Start

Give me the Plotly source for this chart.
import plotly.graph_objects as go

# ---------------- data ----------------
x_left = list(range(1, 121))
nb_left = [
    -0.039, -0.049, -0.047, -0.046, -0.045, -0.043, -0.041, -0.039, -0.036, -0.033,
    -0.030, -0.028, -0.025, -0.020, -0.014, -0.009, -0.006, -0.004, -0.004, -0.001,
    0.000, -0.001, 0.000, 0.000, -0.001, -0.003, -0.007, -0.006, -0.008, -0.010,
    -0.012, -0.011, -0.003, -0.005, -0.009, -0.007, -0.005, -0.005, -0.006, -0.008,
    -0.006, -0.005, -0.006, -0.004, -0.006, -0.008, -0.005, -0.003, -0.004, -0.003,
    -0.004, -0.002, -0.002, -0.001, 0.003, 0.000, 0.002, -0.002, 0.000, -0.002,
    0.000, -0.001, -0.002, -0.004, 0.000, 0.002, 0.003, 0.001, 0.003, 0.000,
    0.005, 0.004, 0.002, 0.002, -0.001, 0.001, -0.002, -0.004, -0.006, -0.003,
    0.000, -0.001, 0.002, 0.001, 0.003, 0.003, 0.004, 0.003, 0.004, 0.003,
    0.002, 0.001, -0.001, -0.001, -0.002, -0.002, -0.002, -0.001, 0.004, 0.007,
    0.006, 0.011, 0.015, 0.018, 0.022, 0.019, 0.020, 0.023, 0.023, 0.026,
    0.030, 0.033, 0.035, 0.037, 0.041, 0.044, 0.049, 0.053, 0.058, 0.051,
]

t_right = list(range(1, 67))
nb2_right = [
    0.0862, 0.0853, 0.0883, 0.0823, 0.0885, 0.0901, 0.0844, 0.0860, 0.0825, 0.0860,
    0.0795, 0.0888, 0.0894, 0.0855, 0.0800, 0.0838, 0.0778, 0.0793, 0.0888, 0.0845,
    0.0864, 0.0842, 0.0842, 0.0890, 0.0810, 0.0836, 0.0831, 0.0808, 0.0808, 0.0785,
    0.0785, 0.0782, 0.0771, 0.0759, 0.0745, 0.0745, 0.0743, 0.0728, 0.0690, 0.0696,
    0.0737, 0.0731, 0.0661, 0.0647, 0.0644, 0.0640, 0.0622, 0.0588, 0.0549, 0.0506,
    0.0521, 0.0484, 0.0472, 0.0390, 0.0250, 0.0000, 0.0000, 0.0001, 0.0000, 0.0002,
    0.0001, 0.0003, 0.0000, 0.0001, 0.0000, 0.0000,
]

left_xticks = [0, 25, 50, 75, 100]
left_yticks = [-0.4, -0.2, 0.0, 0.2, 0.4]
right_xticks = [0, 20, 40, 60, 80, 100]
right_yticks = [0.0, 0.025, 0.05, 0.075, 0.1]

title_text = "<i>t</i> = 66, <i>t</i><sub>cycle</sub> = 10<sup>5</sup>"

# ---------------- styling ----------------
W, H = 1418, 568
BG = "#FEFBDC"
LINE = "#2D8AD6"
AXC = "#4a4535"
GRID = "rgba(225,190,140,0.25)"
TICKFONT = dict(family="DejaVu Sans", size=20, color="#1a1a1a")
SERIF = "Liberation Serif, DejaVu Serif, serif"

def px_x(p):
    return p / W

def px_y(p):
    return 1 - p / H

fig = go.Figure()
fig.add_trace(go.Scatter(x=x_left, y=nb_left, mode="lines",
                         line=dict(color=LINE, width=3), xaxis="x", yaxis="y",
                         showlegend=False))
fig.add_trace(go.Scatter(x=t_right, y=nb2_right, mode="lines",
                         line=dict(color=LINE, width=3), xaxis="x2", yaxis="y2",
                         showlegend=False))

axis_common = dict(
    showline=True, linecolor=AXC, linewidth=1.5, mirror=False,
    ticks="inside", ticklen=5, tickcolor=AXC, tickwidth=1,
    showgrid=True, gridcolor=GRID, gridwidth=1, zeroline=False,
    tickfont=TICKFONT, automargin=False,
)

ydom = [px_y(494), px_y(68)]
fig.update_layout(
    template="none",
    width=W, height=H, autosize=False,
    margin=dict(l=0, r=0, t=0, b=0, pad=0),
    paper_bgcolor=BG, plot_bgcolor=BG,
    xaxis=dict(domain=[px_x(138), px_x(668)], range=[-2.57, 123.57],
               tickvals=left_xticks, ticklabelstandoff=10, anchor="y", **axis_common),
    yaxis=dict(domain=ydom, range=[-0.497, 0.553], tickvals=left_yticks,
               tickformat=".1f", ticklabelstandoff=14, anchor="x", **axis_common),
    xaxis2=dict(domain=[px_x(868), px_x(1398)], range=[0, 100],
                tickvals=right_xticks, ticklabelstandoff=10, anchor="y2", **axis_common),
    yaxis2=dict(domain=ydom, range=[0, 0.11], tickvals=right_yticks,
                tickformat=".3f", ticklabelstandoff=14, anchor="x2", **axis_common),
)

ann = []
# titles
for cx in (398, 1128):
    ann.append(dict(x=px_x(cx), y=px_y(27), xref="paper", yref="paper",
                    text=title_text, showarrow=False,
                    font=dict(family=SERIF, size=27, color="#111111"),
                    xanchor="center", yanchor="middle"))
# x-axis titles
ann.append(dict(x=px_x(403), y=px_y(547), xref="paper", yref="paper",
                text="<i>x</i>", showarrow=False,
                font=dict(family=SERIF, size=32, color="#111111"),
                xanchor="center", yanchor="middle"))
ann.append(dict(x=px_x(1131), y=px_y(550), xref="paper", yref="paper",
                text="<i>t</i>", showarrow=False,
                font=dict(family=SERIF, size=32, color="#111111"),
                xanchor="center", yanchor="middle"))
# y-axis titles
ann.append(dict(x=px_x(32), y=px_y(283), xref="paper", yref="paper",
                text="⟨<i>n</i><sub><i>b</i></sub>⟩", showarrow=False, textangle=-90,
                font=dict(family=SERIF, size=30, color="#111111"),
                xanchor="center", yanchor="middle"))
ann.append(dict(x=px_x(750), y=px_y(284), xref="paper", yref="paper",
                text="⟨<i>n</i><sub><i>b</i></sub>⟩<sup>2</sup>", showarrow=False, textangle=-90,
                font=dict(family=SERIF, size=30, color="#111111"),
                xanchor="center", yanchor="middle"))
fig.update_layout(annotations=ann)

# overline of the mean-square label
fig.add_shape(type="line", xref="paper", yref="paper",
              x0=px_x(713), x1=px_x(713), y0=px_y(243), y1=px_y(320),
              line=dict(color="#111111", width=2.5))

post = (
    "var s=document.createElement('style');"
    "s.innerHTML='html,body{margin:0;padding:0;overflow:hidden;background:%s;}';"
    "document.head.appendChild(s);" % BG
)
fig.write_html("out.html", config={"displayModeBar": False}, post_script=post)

End

Emit, unaltered, the lines from the top of the listing down through the line that holds "import plotly.graph_objects as go"; emit nothing else.

Give me the Plotly source for this chart.
import plotly.graph_objects as go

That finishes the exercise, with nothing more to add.